According to LHRC’s Executive Director, Helen Kijo-Bisimba, women affected by FGM in the country make 18 per cent of the total women population falling in the age group of between 15 and 45 years.

”Tanzania is among those African countries where FGM is commonly practised. Our study had disclosed that about 50 per cent of the regions in the mainland practise FGM,” she says.

Arusha region leads on the list with a score of 81 per cent, while there are no cases of FGM in Kigoma.

In the report presented in 2004, FGM is practised in almost all the regions in the country and in some communities even dead women are subjected to FGM, especially in the Rombo-Chagga communities.

On a wider scale, FGM affects over 100 million women in Africa, says Bisimba, adding that about 2 million girls are at the risk of facing FGM everyday on the continent.

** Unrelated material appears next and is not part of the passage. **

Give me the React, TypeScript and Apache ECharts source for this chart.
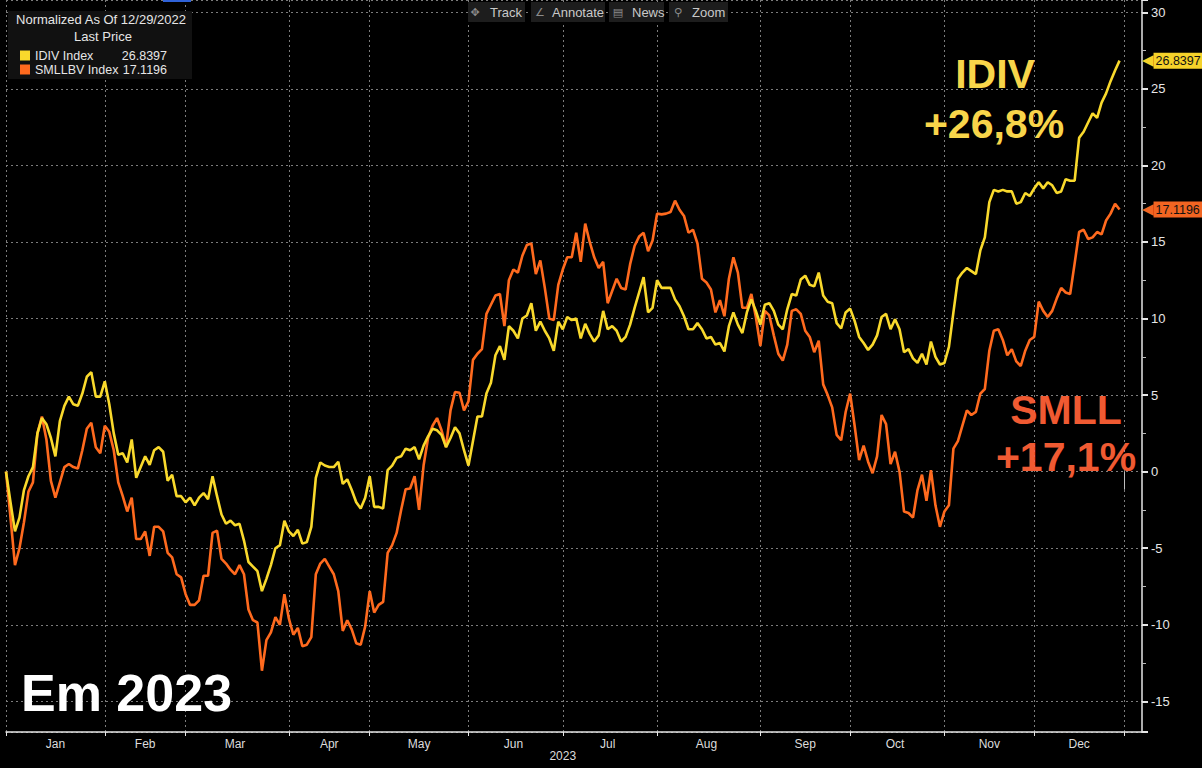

While the international community is against this practice, many countries are yet to devise legal systems banning or illegalising FGM.

Launching the LHRC report, the Ambassador of Sweden to Tanzania, Torrald Alexsson, said FGM had been banned in Sweden, and it was illegal within and outside his country.

”The government of Tanzania has shown its commitment to fight against FGM through legislation of Sexual Offences Provision Act of 1998, but there is no law banning FGM,” said the ambassador.

But, despite a few hitches on the road to ensure that FGM disappears in society, law enforcers have to throw their lot behind this move which has been a thorn in society on the part of the fair sex.

In one incident, an anti-female genital mutilation activist accused the police in Morogoro Region of protecting people who champion for the harmful culture.

Explaining his experience in a one-day meeting on FGM in Dar es Salaam, anti-FGM activist, Pastor Zakayo Katungo, alleged that on January 3 in 2004, he had reported a case of a girl at Mangahe Village who was subjected to FGM, but officers at the Morogoro police station did not take any action.

Katungo said: ”I followed up a case against a parent who forced her daughter to be circumcised. I furnished the necessary evidence to the Morogoro Police Station, but until today no action has been taken.”

He also alleged that in 1999 when he had been following up a case of three girls who were also forced to undergo FGM in Matombo Ward, the police officers at Matombo station beat him up instead.
But such bad news have always been overcome by good news.

A good example of the good news is about some 40 traditional female genital mutilators in Pare and Maasai communities in Maore Ward, Same District, who voluntarily surrendered their tools of trade and swore never to practice it again. This happened two years ago.

Their decision followed intensive sensitisation and awareness campaigns on the ill-effects of FGM carried out by the Network Against Female Genital Mutilation (NAFGEM), a non-governmental organisation dedicated to the elimination of the practice in Tanzania.

As they handed over their wares to NAFGEM in front of Same District Administrative Secretary, Wallboard Sereya, the former mutilators said they resolved to lay down their tools after being made aware of the effects of the bad practice.

”We have decided to lay down our tools and play our part in the on-going campaign against the practice in our respective villages by declaring in front of this gathering to never again involve ourselves in the harmful practice,” they swore in a statement.

They further pleaded: ”As from now, we 40 women circumcisers join a growing team of men and women from all walks of life in Kilimanjaro Region to march towards forces of zero FGM tolerance in the region.”